Reducing Risks from Sources in Medical Uses


Preventing loss and theft of sources

While proper training and experience will reduce the risk of radiation exposure when sealed radioactive sources are used, the vast majority of serious accidents are due to a source that has been lost or stolen. Good operational practices and procedures can reduce such accidents by preventing a source from becoming lost or stolen in the first place.

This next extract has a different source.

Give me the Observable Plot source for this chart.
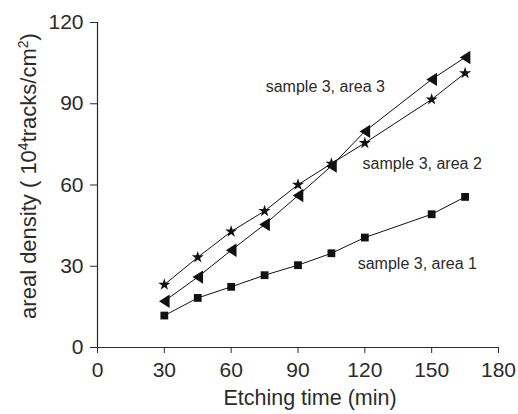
<!DOCTYPE html>
<html>
<head>
<meta charset="utf-8">
<script src="https://cdn.jsdelivr.net/npm/d3@7"></script>
<script src="https://cdn.jsdelivr.net/npm/@observablehq/plot@0.6"></script>
<style>
  html, body { margin: 0; padding: 0; background: #fff; }
  #chart { width: 518px; height: 414px; }
  svg { font-family: "Liberation Sans", Arial, sans-serif; }
</style>
</head>
<body>
<div id="chart"></div>
<script>
const times = [30, 45, 60, 75, 90, 105, 120, 150, 165];
const area1 = [11.8, 18.3, 22.4, 26.7, 30.4, 34.8, 40.6, 49.2, 55.6];
const area2 = [23.2, 33.3, 42.8, 50.4, 60.1, 67.9, 75.5, 91.6, 101.3];
const area3 = [17.1, 26.0, 35.9, 45.4, 56.1, 67.0, 79.8, 99.0, 107.1];
const xTicks = [0, 30, 60, 90, 120, 150, 180];
const yTicks = [0, 30, 60, 90, 120];
const labels = [
  {x: 75.5, y: 96.4, text: "sample 3, area 3"},
  {x: 119, y: 67.9, text: "sample 3, area 2"},
  {x: 116.8, y: 30.7, text: "sample 3, area 1"}
];
const xTitle = "Etching time (min)";

const mk = (vals) => times.map((t, i) => ({t, v: vals[i]}));
const d1 = mk(area1), d2 = mk(area2), d3s = mk(area3);

const triLeft = {
  draw(context, size) {
    const w = Math.sqrt(size) * 0.95, h = Math.sqrt(size) * 1.2;
    context.moveTo(-w / 2, 0);
    context.lineTo(w / 2, -h / 2);
    context.lineTo(w / 2, h / 2);
    context.closePath();
  }
};

const ink = "#2b2b2b";
const ns = "http://www.w3.org/2000/svg";

const plot = Plot.plot({
  width: 518,
  height: 414,
  marginLeft: 97,
  marginRight: 20,
  marginTop: 22,
  marginBottom: 67,
  style: {fontFamily: "Liberation Sans, Arial, sans-serif", fontSize: "20px", color: ink, background: "#fff"},
  x: {domain: [0, 180]},
  y: {domain: [0, 120]},
  marks: [
    Plot.ruleY([0], {stroke: ink, strokeWidth: 1.2}),
    Plot.ruleX([0], {stroke: ink, strokeWidth: 1.2}),
    Plot.axisX({ticks: xTicks, tickSize: 6, tickPadding: 9, fontSize: 21, stroke: ink, fill: ink, label: null}),
    Plot.axisY({ticks: yTicks, tickSize: 7, tickPadding: 7, fontSize: 21, stroke: ink, fill: ink, label: null}),
    Plot.line(d1, {x: "t", y: "v", stroke: "#111", strokeWidth: 1}),
    Plot.line(d2, {x: "t", y: "v", stroke: "#111", strokeWidth: 1}),
    Plot.line(d3s, {x: "t", y: "v", stroke: "#111", strokeWidth: 1}),
    Plot.dot(d1, {x: "t", y: "v", symbol: "square", r: 4.4, fill: "#111", stroke: "none"}),
    Plot.dot(d2, {x: "t", y: "v", symbol: "star", r: 3.8, fill: "#111", stroke: "none"}),
    Plot.dot(d3s, {x: "t", y: "v", symbol: triLeft, r: 6.3, fill: "#111", stroke: "none"}),
    Plot.text(labels, {x: "x", y: "y", text: "text", textAnchor: "start", fontSize: 16, fill: ink}),
    () => {
      const t = document.createElementNS(ns, "text");
      t.setAttribute("x", "310");
      t.setAttribute("y", "405");
      t.setAttribute("text-anchor", "middle");
      t.setAttribute("fill", ink);
      t.setAttribute("font-size", "21.5");
      t.textContent = xTitle;
      return t;
    },
    () => {
      const t = document.createElementNS(ns, "text");
      t.setAttribute("transform", "translate(36,176) rotate(-90)");
      t.setAttribute("text-anchor", "middle");
      t.setAttribute("fill", ink);
      t.setAttribute("font-size", "22");
      const parts = [["areal density ( 10", null], ["4", "sup"], ["tracks/cm", null], ["2", "sup"], [")", null]];
      for (const [s, kind] of parts) {
        const ts = document.createElementNS(ns, "tspan");
        ts.textContent = s;
        if (kind === "sup") { ts.setAttribute("font-size", "14"); ts.setAttribute("dy", "-8"); }
        else if (t.childNodes.length) { ts.setAttribute("dy", "8"); }
        t.appendChild(ts);
      }
      return t;
    }
  ]
});
document.getElementById("chart").appendChild(plot);
</script>
</body>
</html>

Maintain proper records of all radiation sources, including isotope, activity, manufacturer, and the name of person responsible.
Establish an effective accounting system for all sources including: a periodic physical inventory of stock to confirm location of sources, a regular check of all sources stored in containers, and a movement log to track sources when taken out of storage, in use, or returned.
Maintain and service equipment regularly as recommended by the manufacturer.
Secure all sources to prevent theft.


Keep a shielded container in the treatment area during use to house the source safely should it accidentally be removed from the patient.
Use care when using a source in an applicator to ensure that it is securely closed or covered.
Suture radioactive needles in the patient to prevent them working loose.
Ensure that the number of sources removed from the patient equal the number inserted.
Monitor for radiation with a dose rate survey meter after completion of therapy to ensure that no source remains in the patient, treatment area, or ward.
If sources are unaccounted for, monitor dressing and excreta from patient for radioactive sources before disposal.
If a source still cannot be accounted for, monitor all containers (soiled dressing bins, laundry baskets, etc.) coming from the treatment ward for radioactivity. If necessary, monitor likely routes from treatment room to laundry or waste collection areas or other likely areas for signs of radioactivity.
Return sources to stores as soon as possible after use, using a shielded container for transport.

Emergency Planning

All users of sealed radioactive sources should have a contingency plan in place for emergencies, such as a damaged, lost, or stolen source. The plan should detail who is responsible, who must be contacted, and how to get outside assistance to deal with the emergency.